Interpretive Summary: Grazing wheat pastures with sheep and cattle to obtain relatively high rates of body weight gain prior to entering a feedlot for finishing is a major livestock enterprise in the southern Great Plains region. From previous research, we learned that even though wheat pasture is rich in metabolizable nutrients, sheep and cattle gain very little body weight for the first two to three weeks of grazing. This experiment was conducted to determine if sheep and cattle that are adapted to wheat pasture and are rapidly gaining body weight consume feed or utilize what they eat differently than sheep and cattle that are eating wheat forage for the first time. One or both of these factors might explain why body weight gains of grazing livestock are very low during the initial grazing period. From our observations, we concluded that less body weight gain during the first 3 weeks of grazing is most likely the result of less feed intake by the non-adapted animals and not due to differences in feed digestibility. To maintain a reasonable rate of body weight gain, while animals adapt to a new diet of wheat pasture, producers should provide other feeds that sheep and lambs will readily consume to provide needed energy and protein.

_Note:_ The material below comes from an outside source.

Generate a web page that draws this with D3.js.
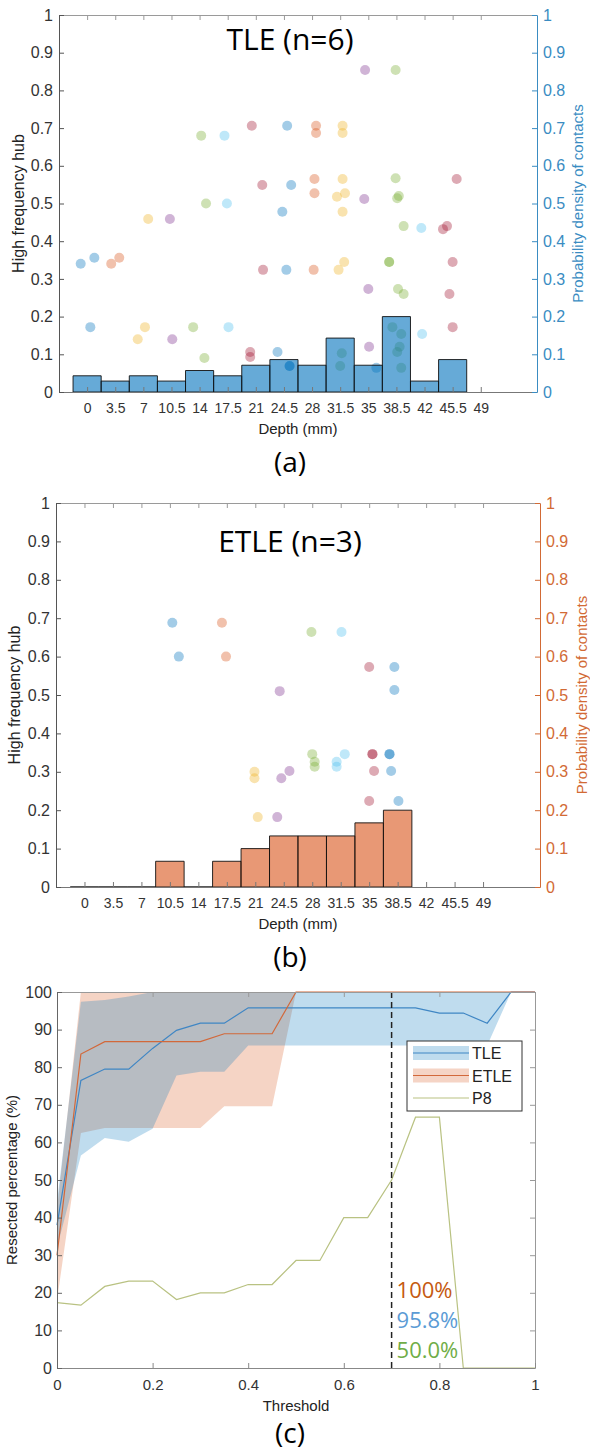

Technical Abstract: Because wheat forage contains high concentrations of N, NPN, digestible DM, and water, beef cattle and sheep require an adaptation period before positive BW gains are observed. The objective of the present experiment was to determine the impact of length of exposure of lambs and steers to wheat forage on BW gains, N retention, and forage digestibility. Sixteen steer calves (average BW 210 ± 12 kg) and 20 wether lambs (average BW 31.5 ± 2.0 kg) were randomly assigned to one of two treatment groups. Group 1 grazed a wheat pasture for 120-d during the winter, while group 2 as wintered on dormant warm-season grass pastures plus supplemental hay and protein. In the spring (April 05), all lambs and steers grazed wheat pasture for 14 d and were then housed in metabolism stalls and fed harvested wheat forage for 12 d. Data were analyzed for lambs and steers separately as a completely randomized design using animal as the experimental unit. During the 120-d winter period, lambs and steers assigned to graze winter wheat pasture gained BW more rapidly than lambs (147 g vs 119 g/d; P = 0.05) and steers (0.72 kg vs 0.32 kg/d; P = 0.09) assigned to dormant warm-season pastures. Lambs and steers grazing wheat pasture for the first time in the spring had less ADG during the first 14 d than lambs (80 g vs 270 g; P = 0.01) and steers ( 1.06 kg vs 1.83 kg; P = 0.09) that had grazed wheat pastures all winter. Abruptly shifting sheep or cattle to wheat pasture in the spring will result in less BW gain during the first 14 d as compared to grazers that have been adapted to wheat forage. Less ADG is most likely the result of less DM intake by non-adapted animals and not due to diet digestibility or N metabolism.